My novel, Takedown, is a young adult book about a high school wrestler. Since the only things I knew about wrestling came from watching my sons in high school, I got a lot help from my family,which made the book great fun to write. The other books for children were written for a company, Homecourt Publishers, that has as its goal making learning fun for students and teaching easy for teachers. It's such a good philosophy, what writer wouldn't be pleased to be involved? Three of those books, The Power of Sharpe Thinking, for elementary students, are modeled on the old Encyclopedia Brown solve-it-yourself mysteries, except that the sleuths are middle-school twins and the solutions have to do with the science standards they're learning. I've never had such a good time.
A comic novel about two women living in an active adult community where tall flowers, bird feeders, disobedient dogs, and especially children are forbidden . . . until an errant teen drops her two-month-old son at her grandmother's house and much of the community is drawn into the effort to keep him from being discovered.
Takedown is about a wrestler who is diagnosed with epilepsy during his senior year in high school, when he thinks he might have a chance for the state championship. That's a heavy topic. But I think when I write for younger people, the voice is often lighter.

My grandchildren are too young to read my books. Most of them are too young to read at all. But the oldest of the gang is ten, and she's a bookworm who's been writing her own stories for years. I think one advantage of having a grandma who's a book writer, as they put it, is that it demystifies the process. If grandma can do it, so can I. And they can, and do. As to my grown children . . . my daughter and my youngest son read my books. If the other two do, they don't tell me about it, although years ago my oldest son gave me a lecture about my calling one of my short stories "literary" when what I really meant was "boring." He was absolutely right. I rewrote it, and it was published in Seventeen and then reprinted in two or three other places. Out of the mouths of babes . . .
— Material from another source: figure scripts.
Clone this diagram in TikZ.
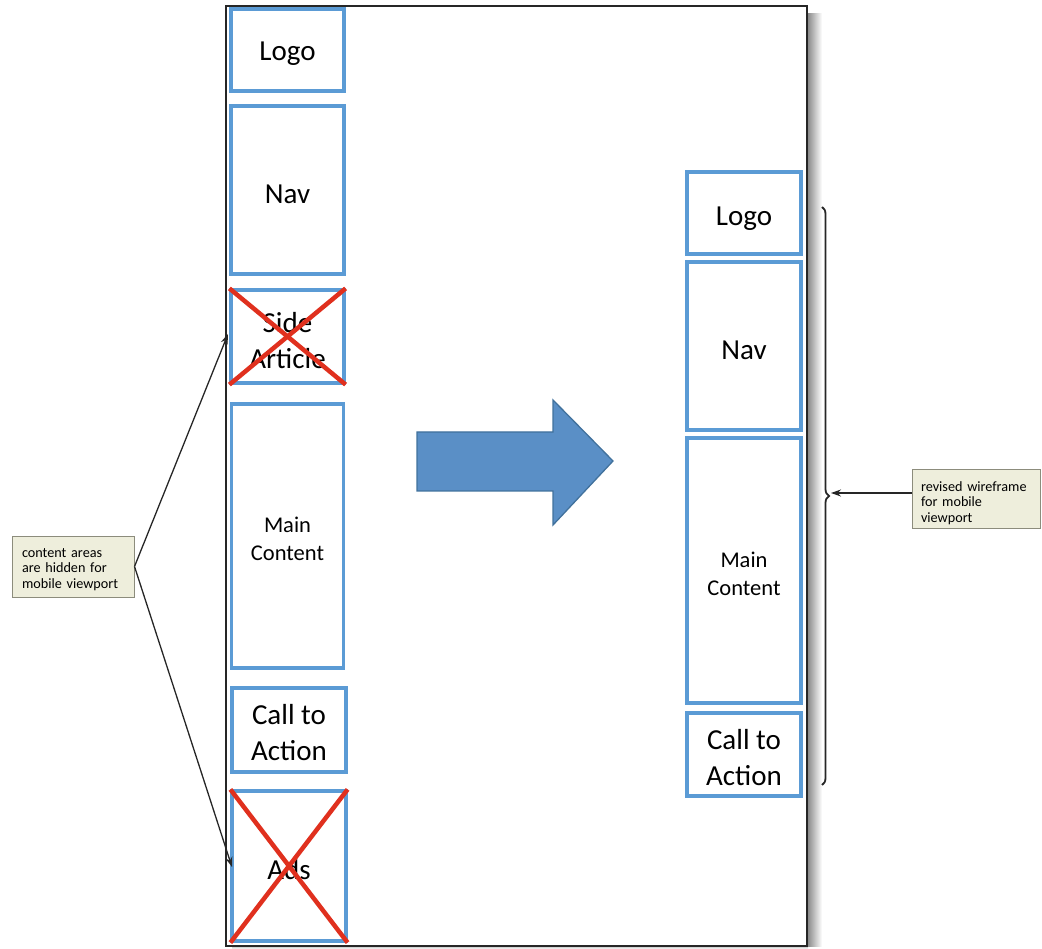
\documentclass[tikz,border=0pt]{standalone}
\usepackage{fontspec}
\setmainfont{Carlito}
\usetikzlibrary{decorations.pathreplacing,arrows.meta}
\definecolor{wfblue}{HTML}{5B9BD5}
\definecolor{xred}{HTML}{E0301E}
\definecolor{arrfill}{HTML}{5A8FC6}
\definecolor{arrline}{HTML}{41719C}
\definecolor{notefill}{HTML}{EEEEDC}
\definecolor{noteline}{HTML}{8C8C7C}
\newcommand{\dn}[1]{\raisebox{-4pt}[\height][\depth]{#1}}
\newcommand{\dnn}[1]{\raisebox{-3pt}[\height][\depth]{#1}}
\tikzset{
  wfbox/.style={draw=wfblue, line width=3.2pt, fill=white, inner sep=0pt, align=center, font=\fontsize{29}{36}\selectfont},
  smallbox/.style={wfbox, font=\fontsize{22.5}{28}\selectfont},
  cross/.style={draw=xred, line width=4.5pt},
  note/.style={draw=noteline, fill=notefill, line width=1pt, align=left, font=\fontsize{14.2}{15.6}\selectfont, inner sep=0pt},
  conn/.style={draw=black!85, line width=1.3pt, -{Stealth[length=10pt,width=7pt]}},
}
\begin{document}
\begin{tikzpicture}[x=1pt,y=-1pt]
\useasboundingbox (0,0) rectangle (1042,949);
% frame shadow
\shade[left color=black!45, right color=white] (808,14) rectangle (822,946);
\shade[top color=black!25, bottom color=white] (232,946) rectangle (808,949);
\node[draw=black!85, line width=1.6pt, minimum width=581pt, minimum height=940pt, inner sep=0pt] (frame) at (516.5,476) {};
% left column
\node[wfbox, minimum width=113pt, minimum height=82pt] (logoL) at (287.5,50) {\dn{Logo}};
\node[wfbox, minimum width=113pt, minimum height=168pt] (navL) at (287.5,190) {\dn{Nav}};
\node[wfbox, minimum width=113pt, minimum height=93pt] (side) at (287.5,336.5) {\dn{Side}\\\dn{Article}};
\node[smallbox, minimum width=112pt, minimum height=264pt] (mainL) at (287.5,536) {\dnn{Main}\\\dnn{Content}};
\node[wfbox, minimum width=114pt, minimum height=84pt] (ctaL) at (289,730) {\dnn{Call to}\\\dnn{Action}};
\node[wfbox, minimum width=114pt, minimum height=150pt] (ads) at (289,866) {\dn{Ads}};
\draw[cross] (side.north west) -- (side.south east);
\draw[cross] (side.south west) -- (side.north east);
\draw[cross] (ads.north west) -- (ads.south east);
\draw[cross] (ads.south west) -- (ads.north east);
% right column
\node[wfbox, minimum width=114pt, minimum height=82pt] (logoR) at (744,213) {\raisebox{-6pt}[\height][\depth]{Logo}};
\node[wfbox, minimum width=114pt, minimum height=168pt] (navR) at (744,346) {\dn{Nav}};
\node[smallbox, minimum width=114pt, minimum height=265pt] (mainR) at (744,570.5) {\dnn{Main}\\\dnn{Content}};
\node[wfbox, minimum width=114pt, minimum height=83pt] (ctaR) at (744,754.5) {\dnn{Call to}\\\dnn{Action}};
% big arrow
\draw[fill=arrfill, draw=arrline, line width=1.3pt] (417,432) -- (553,432) -- (553,400) -- (613,461) -- (553,525) -- (553,491) -- (417,491) -- cycle;
% brace
\coordinate (braceTop) at (822,207);
\coordinate (braceBot) at (822,785);
\draw[black!85, line width=1.8pt, decorate, decoration={brace, amplitude=7pt}] (braceTop) -- (braceBot);
\coordinate (braceTip) at (831,493);
% notes
\node[note, minimum width=122pt, minimum height=61pt, text width=102pt] (noteL) at (73,566.5) {\raggedright \dnn{content areas}\\\dnn{are hidden for}\\\dnn{mobile viewport}};
\node[note, minimum width=128pt, minimum height=58pt, text width=110pt] (noteR) at (976,499) {\raggedright \dn{revised wireframe}\\\dn{for mobile}\\\dn{viewport}};
\coordinate (tipSide) at (228,334);
\coordinate (tipAds) at (232,867);
\draw[conn] (noteL.east) -- (tipSide);
\draw[conn] (noteL.east) -- (tipAds);
\draw[conn] (noteR.west |- braceTip) -- (braceTip);
\end{tikzpicture}
\end{document}
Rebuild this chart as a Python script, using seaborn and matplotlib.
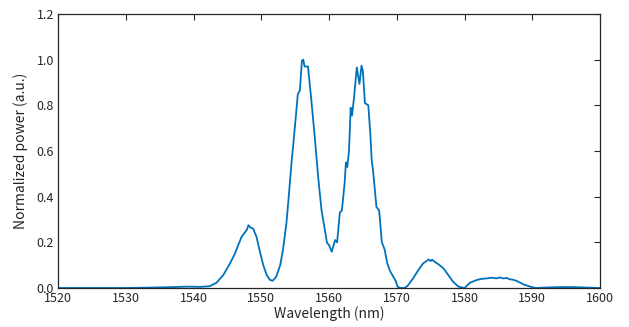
import matplotlib
matplotlib.use("Agg")
import matplotlib.pyplot as plt
import seaborn as sns
import pandas as pd

wavelength = [
    1520, 1530, 1534, 1537, 1539, 1541, 1542.4, 1543.4, 1544.4, 1545.4,
    1546.1, 1546.6, 1547.1, 1547.5, 1547.9, 1548.1, 1548.4, 1548.8, 1549.3, 1549.8,
    1550.3, 1550.8, 1551.3, 1551.7, 1552.2, 1552.8, 1553.2, 1553.7, 1554.0, 1554.5,
    1554.7, 1555.1, 1555.4, 1555.7, 1556.0, 1556.2, 1556.4, 1556.9, 1557.4, 1557.9,
    1558.4, 1558.9, 1559.4, 1559.7, 1560.0, 1560.4, 1560.9, 1561.2, 1561.6, 1561.9,
    1562.3, 1562.5, 1562.7, 1562.95, 1563.2, 1563.4, 1563.7, 1564.1, 1564.5, 1564.8,
    1565.0, 1565.3, 1565.8, 1566.1, 1566.3, 1566.5, 1567.0, 1567.4, 1567.8, 1568.2,
    1568.6, 1569.0, 1569.5, 1569.9, 1570.1, 1570.6, 1571.2, 1571.7, 1572.4, 1573.2,
    1573.9, 1574.4, 1574.7, 1575.0, 1575.2, 1575.6, 1576.1, 1576.9, 1577.6, 1578.3,
    1579.1, 1580.0, 1580.8, 1581.8, 1582.5, 1583.3, 1584.0, 1584.7, 1585.2, 1585.7,
    1586.2, 1586.7, 1587.2, 1587.7, 1588.7, 1589.7, 1590.5, 1592, 1594, 1596,
    1598, 1600,
]
power = [
    0.0, 0.0, 0.002, 0.004, 0.006, 0.005, 0.008, 0.023, 0.057, 0.108,
    0.15, 0.188, 0.224, 0.24, 0.256, 0.275, 0.265, 0.26, 0.224, 0.159,
    0.10, 0.057, 0.035, 0.032, 0.049, 0.10, 0.166, 0.28, 0.38, 0.56,
    0.62, 0.75, 0.85, 0.865, 0.995, 1.0, 0.97, 0.97, 0.82, 0.66,
    0.486, 0.34, 0.253, 0.198, 0.188, 0.159, 0.21, 0.20, 0.33, 0.34,
    0.457, 0.55, 0.53, 0.60, 0.79, 0.755, 0.835, 0.966, 0.894, 0.974,
    0.95, 0.81, 0.80, 0.675, 0.56, 0.515, 0.355, 0.34, 0.20, 0.17,
    0.108, 0.075, 0.049, 0.028, 0.006, 0.0, 0.0, 0.013, 0.042, 0.079,
    0.108, 0.118, 0.125, 0.118, 0.124, 0.115, 0.105, 0.086, 0.057, 0.028,
    0.006, 0.0, 0.023, 0.035, 0.040, 0.042, 0.045, 0.042, 0.046, 0.042,
    0.044, 0.038, 0.036, 0.031, 0.016, 0.006, 0.0, 0.002, 0.004, 0.004,
    0.002, 0.0,
]
x_ticks = [1520, 1530, 1540, 1550, 1560, 1570, 1580, 1590, 1600]
y_ticks = [0.0, 0.2, 0.4, 0.6, 0.8, 1.0, 1.2]

sns.set_theme(style="white")
plt.rcParams['font.family'] = ['Noto Sans CJK JP', 'DejaVu Sans']

df = pd.DataFrame({"Wavelength": wavelength, "Power": power})

fig = plt.figure(figsize=(6.29, 3.27), dpi=100)
ax = fig.add_axes([58/629, 39/327, 542/629, 274/327])
sns.lineplot(data=df, x="Wavelength", y="Power", ax=ax, color="#0072BD",
             linewidth=1.3, estimator=None)

ax.set_xlim(1520, 1600)
ax.set_ylim(0, 1.2)
ax.set_xticks(x_ticks)
ax.set_xticklabels([str(t) for t in x_ticks])
ax.set_yticks(y_ticks)
ax.set_yticklabels([f"{t:.1f}" for t in y_ticks])
ax.set_xlabel("Wavelength (nm)", fontsize=10, color="#262626", labelpad=1)
ax.set_ylabel("Normalized power (a.u.)", fontsize=10, color="#262626", labelpad=6)
ax.tick_params(axis="both", which="both", direction="in", length=4, width=0.8,
               labelsize=9, colors="#262626", top=True, right=True,
               labeltop=False, labelright=False, pad=3)
for s in ax.spines.values():
    s.set_visible(True)
    s.set_color("#262626")
    s.set_linewidth(0.9)

fig.savefig("out.png", dpi=100)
We've covered an awful lot. One word to the aspiring writer -- it's a tough market these days, a changing one, sometimes a scary one, but with so many more pportunities than there were years ago (take it from a writer who started before anyone ever heard the word blog ) that if the writer stays strong enough to shrug off the frustrations and take the joy from the writing, where it has always been -- it's an exciting, vibrant time.